The Bambi originated in 1948. The first prize winners were actors Jean Marais and Marika Rökk, as well as the DEFA-director Prof. Kurt Maetzig. His movie Ehe im Schatten (Marriage in the Shadows) was chosen as the best German film. At the 60th jubilee of the Bambi in 2008, the co-founder of the DEFA, who celebrated his 100th birthday on 25 January 2011, received a duplicate of a porcelain Bambi, because the original had been broken.

The award trophy was at first a fawn made of white porcelain, which was produced in the Majolika Manufaktur in Karlsruhe by the sculptor Else Bach (1899–1952). Since 1958, the golden-bronze deer has been produced in the art foundry of Ernst Strassacker in the Swabian village of Süßen. According to Marika Rökk's daughter, the name "Bambi" is attributed to her because she had said to her mother, after she brought the prize home: "Oh, you brought a Bambi for me", inspired by the book Bambi by Felix Salten or the 1942 Disney film of the same name.

The Bambi Awards were presented in Karlsruhe between 1948 and 1964, and afterwards in other cities such as Berlin and Offenburg.

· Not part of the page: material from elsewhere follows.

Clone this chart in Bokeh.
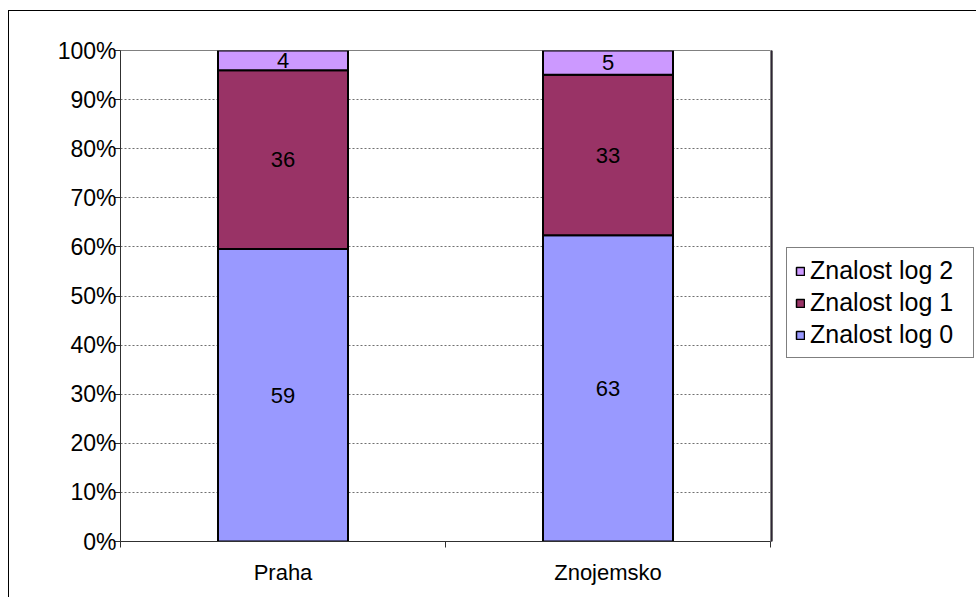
from bokeh.plotting import figure
from bokeh.layouts import row
from bokeh.models import (ColumnDataSource, FixedTicker, NumeralTickFormatter,
                          Legend, LegendItem, LabelSet)
from bokeh.core.properties import value
from bokeh.embed import file_html
from bokeh.resources import INLINE

# Counts per region and knowledge level
categories = ["Praha", "Znojemsko"]
log0 = [59, 63]
log1 = [36, 33]
log2 = [4, 5]
series_names = ["Znalost log 0", "Znalost log 1", "Znalost log 2"]
colors = ["#9999FF", "#993366", "#CC99FF"]

FONT = "Liberation Sans"

# Normalise each column to 100 %
xs = [i + 0.5 for i in range(len(categories))]
totals = [a + b + c for a, b, c in zip(log0, log1, log2)]
layers = [log0, log1, log2]
bottoms = [0.0] * len(categories)
sources = []
for vals in layers:
    tops = [b + v / t for b, v, t in zip(bottoms, vals, totals)]
    sources.append(ColumnDataSource(dict(
        x=xs, bottom=list(bottoms), top=tops,
        mid=[(b + t) / 2 for b, t in zip(bottoms, tops)],
        label=[str(v) for v in vals])))
    bottoms = tops

p = figure(width=762, height=586, x_range=(0, 2), y_range=(0, 1),
           output_backend="svg", toolbar_location=None,
           min_border_left=111, min_border_right=1,
           min_border_top=39, min_border_bottom=56)
p.background_fill_color = "white"
p.border_fill_color = "white"
p.outline_line_color = "#808080"
p.outline_line_width = 1

for src, col in zip(sources, colors):
    p.vbar(x="x", bottom="bottom", top="top", width=0.4, source=src,
           fill_color=col, line_color="black", line_width=2)
    p.add_layout(LabelSet(x="x", y="mid", text="label", source=src,
                          text_align="center", text_baseline="middle",
                          text_font=value(FONT), text_font_size="22px",
                          text_color="black"))

# Y axis: percent ticks every 10 %
p.yaxis.ticker = FixedTicker(ticks=[i / 10 for i in range(11)])
p.yaxis.formatter = NumeralTickFormatter(format="0%")
p.yaxis.major_label_text_font = FONT
p.yaxis.major_label_text_font_size = "23px"
p.yaxis.major_label_text_color = "black"
p.yaxis.major_tick_in = 0
p.yaxis.major_tick_out = 6
p.yaxis.minor_tick_out = 0
p.yaxis.minor_tick_in = 0
p.yaxis.major_label_standoff = -2
p.yaxis.axis_line_color = "#303030"
p.yaxis.major_tick_line_color = "#303030"

# X axis: names centred under bars, tick marks between categories
p.xaxis.ticker = FixedTicker(ticks=xs, minor_ticks=list(range(len(categories) + 1)))
p.xaxis.major_label_overrides = {x: c for x, c in zip(xs, categories)}
p.xaxis.major_label_text_font = FONT
p.xaxis.major_label_text_font_size = "22px"
p.xaxis.major_label_text_color = "black"
p.xaxis.major_tick_out = 0
p.xaxis.major_tick_in = 0
p.xaxis.minor_tick_out = 6
p.xaxis.minor_tick_in = 0
p.xaxis.major_label_standoff = 12
p.xaxis.axis_line_color = "#303030"
p.xaxis.minor_tick_line_color = "#303030"

p.xgrid.visible = False
p.ygrid.grid_line_color = "#707070"
p.ygrid.grid_line_dash = "2 2"
p.ygrid.grid_line_width = 1

# Legend panel to the right of the plot area
lg = figure(width=205, height=586, x_range=(0, 1), y_range=(0, 1),
            output_backend="svg", toolbar_location=None,
            x_axis_type=None, y_axis_type=None,
            min_border_left=0, min_border_right=0,
            min_border_top=0, min_border_bottom=0)
lg.outline_line_color = None
lg.grid.visible = False
lg.background_fill_color = "white"
lg.border_fill_color = "white"

# Off-range proxy bars that only supply the legend swatches
swatches = []
for col in colors:
    swatches.append(lg.vbar(x=[-5], bottom=[0], top=[1], width=0.4,
                            fill_color=col, line_color="black", line_width=1.5))

legend = Legend(items=[LegendItem(label=n, renderers=[r])
                       for n, r in reversed(list(zip(series_names, swatches)))],
                location=(15, 183),
                label_text_font=FONT, label_text_font_size="25px",
                label_text_color="black",
                glyph_width=10, glyph_height=10, label_standoff=5,
                padding=8, spacing=3, label_height=28, label_width=155,
                border_line_color="black", border_line_width=1,
                background_fill_color="white", margin=0)
lg.add_layout(legend, "center")

layout = row(p, lg, spacing=0)
layout.margin = (10, 0, 0, 8)
layout.styles = {"border-left": "1px solid black", "border-top": "1px solid black"}

open("out.html", "w").write(file_html(layout, INLINE))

In 2002, Michael Jackson won the Pop Artist of the Millennium Award and Anastacia won the Best Newcomer Award. In 2003 and 2004, the awards ceremony took place in the Theater am Hafen in Hamburg. The 2006 Bambi was awarded in the Mercedes-Benz Welt in Stuttgart, hosted by entertainer Harald Schmidt and model Eva Padberg. In 2007, the ceremony was held in the Congress Center in Düsseldorf (CCD), and in 2008 in Offenburg. Both events were presented by Harald Schmidt. Award recipients in 2009 included Colombian singer/songwriter and choreographer Shakira, actress Kate Winslet, Austrian actor Christoph Waltz, and Giorgio Armani, whose niece Roberta Armani accepted the award for him. Shakira performed her single "Did It Again" before accepting her award. The ceremonies of 2009 and 2010 were held in the Metropolis-Hall in Potsdam-Babelsberg. In 2014, the Crown Princess Mary of Denmark received a Bambi in the charity category for her extensive work for women's rights.

Bambi Awards are judged by Hubert Burda and the editors-in-chief at Hubert Burda Media.